WASHINGTON (Reuters) -The United States said on Wednesday it was challenging Canada’s allocation of dairy tariff-rate quotas in the U.S.-Mexico-Canada Agreement (USMCA) dispute settlement system, marking the first enforcement action under the 5-month-old trade pact.
“Canada’s measures violate its commitments and harm U.S dairy farmers and producers,” U.S. Trade Representative Robert Lighthizer said in a statement.
If the United States and Canada are not able to resolve Washington’s concerns through consultations, the United States may request the establishment of a USMCA dispute settlement panel on the issue, the USTR said.
“We are disappointed that Canada’s policies have made this first ever enforcement action under the USMCA necessary to ensure compliance with the agreement,” Lighthizer said.

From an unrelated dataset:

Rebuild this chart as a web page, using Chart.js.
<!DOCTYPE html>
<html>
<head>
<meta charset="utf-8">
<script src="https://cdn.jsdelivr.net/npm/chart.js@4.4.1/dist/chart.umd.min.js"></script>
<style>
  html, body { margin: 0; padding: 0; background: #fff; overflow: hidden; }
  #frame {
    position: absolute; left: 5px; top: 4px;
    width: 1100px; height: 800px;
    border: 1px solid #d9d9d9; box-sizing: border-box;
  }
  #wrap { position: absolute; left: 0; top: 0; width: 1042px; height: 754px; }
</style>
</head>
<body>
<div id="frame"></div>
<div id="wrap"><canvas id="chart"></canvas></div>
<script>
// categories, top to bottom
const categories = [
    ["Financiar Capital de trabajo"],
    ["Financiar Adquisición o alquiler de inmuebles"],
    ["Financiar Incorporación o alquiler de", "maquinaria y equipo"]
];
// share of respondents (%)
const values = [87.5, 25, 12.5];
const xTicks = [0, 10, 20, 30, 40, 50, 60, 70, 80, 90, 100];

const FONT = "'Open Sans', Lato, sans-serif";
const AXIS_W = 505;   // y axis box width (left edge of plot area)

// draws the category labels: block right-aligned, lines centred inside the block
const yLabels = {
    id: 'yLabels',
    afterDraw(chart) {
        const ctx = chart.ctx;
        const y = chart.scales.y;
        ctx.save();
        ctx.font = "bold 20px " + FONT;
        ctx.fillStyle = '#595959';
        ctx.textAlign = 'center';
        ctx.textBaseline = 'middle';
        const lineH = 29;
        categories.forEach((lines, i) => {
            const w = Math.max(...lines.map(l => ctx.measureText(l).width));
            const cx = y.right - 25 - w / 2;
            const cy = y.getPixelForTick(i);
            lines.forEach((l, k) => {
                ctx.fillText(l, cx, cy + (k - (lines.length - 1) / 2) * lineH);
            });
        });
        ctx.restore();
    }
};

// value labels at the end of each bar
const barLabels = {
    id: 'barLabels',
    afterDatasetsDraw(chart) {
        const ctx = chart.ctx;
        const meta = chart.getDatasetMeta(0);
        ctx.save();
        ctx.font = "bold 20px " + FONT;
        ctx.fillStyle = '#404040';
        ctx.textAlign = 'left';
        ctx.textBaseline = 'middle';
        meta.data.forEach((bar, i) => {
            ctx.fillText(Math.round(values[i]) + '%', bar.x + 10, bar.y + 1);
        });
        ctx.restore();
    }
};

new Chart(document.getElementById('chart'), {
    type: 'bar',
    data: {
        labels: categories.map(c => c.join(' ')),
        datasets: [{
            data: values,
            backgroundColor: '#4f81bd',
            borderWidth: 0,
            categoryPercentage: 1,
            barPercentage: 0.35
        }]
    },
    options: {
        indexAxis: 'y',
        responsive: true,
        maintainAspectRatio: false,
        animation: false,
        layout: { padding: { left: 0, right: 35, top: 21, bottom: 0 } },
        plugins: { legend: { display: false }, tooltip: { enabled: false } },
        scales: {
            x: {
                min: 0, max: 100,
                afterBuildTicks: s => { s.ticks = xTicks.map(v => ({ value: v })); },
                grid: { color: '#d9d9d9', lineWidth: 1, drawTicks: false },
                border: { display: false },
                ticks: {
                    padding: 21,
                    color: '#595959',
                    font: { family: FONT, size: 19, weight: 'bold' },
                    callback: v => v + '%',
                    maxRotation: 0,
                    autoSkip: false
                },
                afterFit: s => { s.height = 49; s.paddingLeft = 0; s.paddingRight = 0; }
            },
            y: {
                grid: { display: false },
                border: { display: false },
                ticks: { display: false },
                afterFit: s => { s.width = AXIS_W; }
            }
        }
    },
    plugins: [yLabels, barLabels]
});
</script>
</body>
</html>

In Ottawa, Canadian International Trade Minister Mary Ng told reporters that “I’m very confident that Canada is meeting its obligations under the USMCA”.
Canada’s entrenched “supply management” system of steep tariffs, quotas and price supports for its dairy sector was a point of contention for Lighthizer during more than two years of negotiations to revamp the 1994 North American Free Trade Agreement.

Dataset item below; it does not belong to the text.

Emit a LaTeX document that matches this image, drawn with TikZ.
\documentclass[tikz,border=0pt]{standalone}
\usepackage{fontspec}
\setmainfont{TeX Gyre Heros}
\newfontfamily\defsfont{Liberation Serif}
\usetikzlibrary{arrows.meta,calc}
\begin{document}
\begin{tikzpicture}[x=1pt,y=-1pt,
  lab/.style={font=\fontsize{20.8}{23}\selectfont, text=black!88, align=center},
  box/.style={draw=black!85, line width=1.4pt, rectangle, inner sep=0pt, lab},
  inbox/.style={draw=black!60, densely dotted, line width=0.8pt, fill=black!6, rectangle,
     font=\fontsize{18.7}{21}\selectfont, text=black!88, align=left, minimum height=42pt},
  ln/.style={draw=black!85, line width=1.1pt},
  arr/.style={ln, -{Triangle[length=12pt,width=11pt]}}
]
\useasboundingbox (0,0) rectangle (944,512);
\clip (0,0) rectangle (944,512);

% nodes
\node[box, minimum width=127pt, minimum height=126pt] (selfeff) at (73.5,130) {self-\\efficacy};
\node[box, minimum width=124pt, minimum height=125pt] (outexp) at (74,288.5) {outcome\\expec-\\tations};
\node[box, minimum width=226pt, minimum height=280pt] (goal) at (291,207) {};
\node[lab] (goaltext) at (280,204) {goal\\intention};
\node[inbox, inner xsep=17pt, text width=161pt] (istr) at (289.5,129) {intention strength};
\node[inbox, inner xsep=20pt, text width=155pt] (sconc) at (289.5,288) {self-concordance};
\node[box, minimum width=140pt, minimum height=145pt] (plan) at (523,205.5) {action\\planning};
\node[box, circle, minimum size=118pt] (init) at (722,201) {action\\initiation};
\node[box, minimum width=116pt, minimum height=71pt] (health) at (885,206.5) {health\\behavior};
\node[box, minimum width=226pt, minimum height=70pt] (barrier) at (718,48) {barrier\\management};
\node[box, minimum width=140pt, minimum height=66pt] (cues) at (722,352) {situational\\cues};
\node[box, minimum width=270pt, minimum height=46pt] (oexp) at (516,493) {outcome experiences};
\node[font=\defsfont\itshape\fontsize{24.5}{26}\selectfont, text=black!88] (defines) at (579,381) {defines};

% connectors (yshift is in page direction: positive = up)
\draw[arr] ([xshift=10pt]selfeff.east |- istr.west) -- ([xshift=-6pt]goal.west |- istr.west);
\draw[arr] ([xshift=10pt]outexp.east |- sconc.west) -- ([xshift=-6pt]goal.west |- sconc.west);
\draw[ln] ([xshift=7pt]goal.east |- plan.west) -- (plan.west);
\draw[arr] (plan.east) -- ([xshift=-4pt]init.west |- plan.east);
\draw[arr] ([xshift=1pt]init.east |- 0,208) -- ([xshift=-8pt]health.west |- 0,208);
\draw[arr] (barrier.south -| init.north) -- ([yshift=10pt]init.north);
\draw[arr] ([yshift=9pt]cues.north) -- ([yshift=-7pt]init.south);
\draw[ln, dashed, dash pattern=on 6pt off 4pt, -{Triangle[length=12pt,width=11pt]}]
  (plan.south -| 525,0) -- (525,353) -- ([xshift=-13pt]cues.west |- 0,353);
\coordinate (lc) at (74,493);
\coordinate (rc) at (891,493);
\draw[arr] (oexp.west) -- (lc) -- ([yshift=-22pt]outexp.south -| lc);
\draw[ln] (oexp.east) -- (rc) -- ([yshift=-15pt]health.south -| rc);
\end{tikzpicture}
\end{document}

As part of the USMCA deal, Canada agreed to provide U.S. dairy farmers access to about 3.5% of the $16 billion a year market allowing for increased exports of some products like skim milk and milk proteins to Canada. The deal keeps supply management largely intact.

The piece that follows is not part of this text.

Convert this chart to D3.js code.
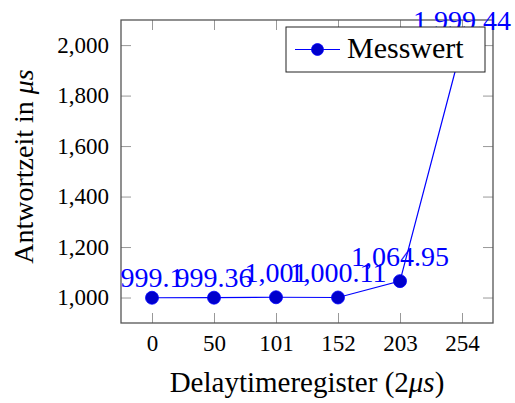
<!DOCTYPE html>
<html>
<head>
<meta charset="utf-8">
<script src="https://cdn.jsdelivr.net/npm/d3@7"></script>
<style>
  body { margin: 0; background: #fff; }
  svg { display: block; }
  text { font-family: "Liberation Serif", serif; }
</style>
</head>
<body>
<div id="grafica"></div>
<script>
// ==============================
// DATOS
// ==============================
const categorias = ["0", "50", "101", "152", "203", "254"];
const valores = [999.1, 999.36, 1001, 1000.11, 1064.95, 1999.44];
const ticksY = [1000, 1200, 1400, 1600, 1800, 2000];
const leyenda = ["Messwert"];

const ANCHO = 515;
const ALTO = 403;
const margen = { top: 20, right: 22, bottom: 80, left: 121 };
const FUENTE = "Liberation Serif, serif";
const AZUL = "#0000ff";
const AZUL_MARCA = "#0000cc";

const svg = d3.select("#grafica")
  .append("svg")
  .attr("width", ANCHO)
  .attr("height", ALTO)
  .attr("viewBox", `0 0 ${ANCHO} ${ALTO}`)
  .attr("font-family", FUENTE);

const x0 = margen.left, x1 = ANCHO - margen.right;
const y0 = ALTO - margen.bottom, y1 = margen.top;

// Escalas (10% de ampliacion como pgfplots)
const x = d3.scalePoint()
  .domain(categorias)
  .range([x0, x1])
  .padding(0.5);

const vMin = d3.min(valores), vMax = d3.max(valores);
const extra = (vMax - vMin) * 0.1;
const y = d3.scaleLinear()
  .domain([vMin - extra, vMax + extra])
  .range([y0, y1]);

// ==============================
// EJES
// ==============================
function estiloEje(g, conTexto) {
  g.attr("font-family", FUENTE);
  g.select(".domain").remove();
  g.selectAll(".tick line").attr("stroke", "#999").attr("stroke-width", 1);
  if (conTexto) {
    g.selectAll(".tick text")
      .attr("fill", "#000")
      .attr("font-family", FUENTE)
      .attr("font-size", 23);
  }
}

svg.append("g")
  .attr("transform", `translate(0,${y0})`)
  .call(d3.axisBottom(x).tickSizeInner(-10).tickSizeOuter(0).tickPadding(12))
  .call(g => estiloEje(g, true));

svg.append("g")
  .attr("transform", `translate(0,${y1})`)
  .call(d3.axisTop(x).tickSizeInner(-10).tickSizeOuter(0).tickFormat(""))
  .call(g => estiloEje(g, false));

svg.append("g")
  .attr("transform", `translate(${x0},0)`)
  .call(d3.axisLeft(y).tickValues(ticksY).tickFormat(d3.format(","))
    .tickSizeInner(-10).tickSizeOuter(0).tickPadding(12))
  .call(g => estiloEje(g, true));

svg.append("g")
  .attr("transform", `translate(${x1},0)`)
  .call(d3.axisRight(y).tickValues(ticksY).tickFormat("")
    .tickSizeInner(-10).tickSizeOuter(0))
  .call(g => estiloEje(g, false));

// Marco
svg.append("rect")
  .attr("x", x0).attr("y", y1)
  .attr("width", x1 - x0).attr("height", y0 - y1)
  .attr("fill", "none")
  .attr("stroke", "#555")
  .attr("stroke-width", 1.3);

// Titulos de ejes
svg.append("text")
  .attr("x", (x0 + x1) / 2)
  .attr("y", 392)
  .attr("text-anchor", "middle")
  .attr("font-family", FUENTE)
  .attr("font-size", 29)
  .html("Delaytimeregister (2<tspan font-style='italic'>μs</tspan>)");

svg.append("text")
  .attr("transform", `translate(33,${(y0 + y1) / 2 - 5}) rotate(-90)`)
  .attr("text-anchor", "middle")
  .attr("font-family", FUENTE)
  .attr("font-size", 28)
  .html("Antwortzeit in <tspan font-style='italic'>μs</tspan>");

// ==============================
// SERIE
// ==============================
const puntos = categorias.map((c, i) => ({ c, v: valores[i] }));

svg.append("path")
  .datum(puntos)
  .attr("fill", "none")
  .attr("stroke", AZUL)
  .attr("stroke-width", 1.2)
  .attr("d", d3.line().x(d => x(d.c)).y(d => y(d.v)));

svg.append("g")
  .selectAll("circle")
  .data(puntos)
  .enter().append("circle")
  .attr("cx", d => x(d.c))
  .attr("cy", d => y(d.v))
  .attr("r", 6.5)
  .attr("fill", AZUL_MARCA)
  .attr("stroke", AZUL)
  .attr("stroke-width", 0.8);

// Etiquetas de valores (nodes near coords)
const fmt = v => d3.format(",.2f")(v).replace(/\.?0+$/, "");

svg.append("g")
  .selectAll("text")
  .data(puntos)
  .enter().append("text")
  .attr("x", d => x(d.c))
  .attr("y", d => y(d.v) - (fmt(d.v).includes(",") ? 15 : 11))
  .attr("text-anchor", "middle")
  .attr("fill", AZUL)
  .attr("font-family", FUENTE)
  .attr("font-size", 28)
  .text(d => fmt(d.v));

// ==============================
// LEYENDA
// ==============================
const leg = svg.append("g").attr("transform", "translate(286,27)");

leg.append("rect")
  .attr("width", 199)
  .attr("height", 45)
  .attr("fill", "#fff")
  .attr("stroke", "#222")
  .attr("stroke-width", 1);

leyenda.forEach((nombre, i) => {
  const fila = leg.append("g").attr("transform", `translate(0,${22.5 + i * 30})`);
  fila.append("line")
    .attr("x1", 9).attr("x2", 54)
    .attr("stroke", AZUL).attr("stroke-width", 1.2);
  fila.append("circle")
    .attr("cx", 31.5).attr("r", 6)
    .attr("fill", AZUL_MARCA).attr("stroke", AZUL).attr("stroke-width", 0.8);
  fila.append("text")
    .attr("x", 61)
    .attr("y", 8)
    .attr("font-family", FUENTE)
    .attr("font-size", 30)
    .text(nombre);
});
</script>
</body>
</html>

USTR said Canada has the right under USMCA to maintain tariff rate quotas (TRQs), which impose tariffs on imports above certain volumes, on 14 dairy products from ice cream to cheese. But USTR said that Canada in October published notices reserves a percentage of the quotas for processors and “further processors” which it says limits U.S. access and violates USMCA commitments.
USTR’s move won support from top trade lawmakers in Congress, including both Democrats and Republicans.
Representative Kevin Brady, the top Republican on the tax- and trade-focus House Ways and Means Committee, said Lighthizer “is right to use our powerful new dispute settlement system in USMCA to challenge Canada’s discrimination against American dairy products.
Representative Richard Neal, the panel’s Democratic chairman concurred, adding that he looked forward to future USTR enforcement actions against Mexico “that will effectively support Mexico’s labor reform and address longstanding and persistent labor violations in Mexico.”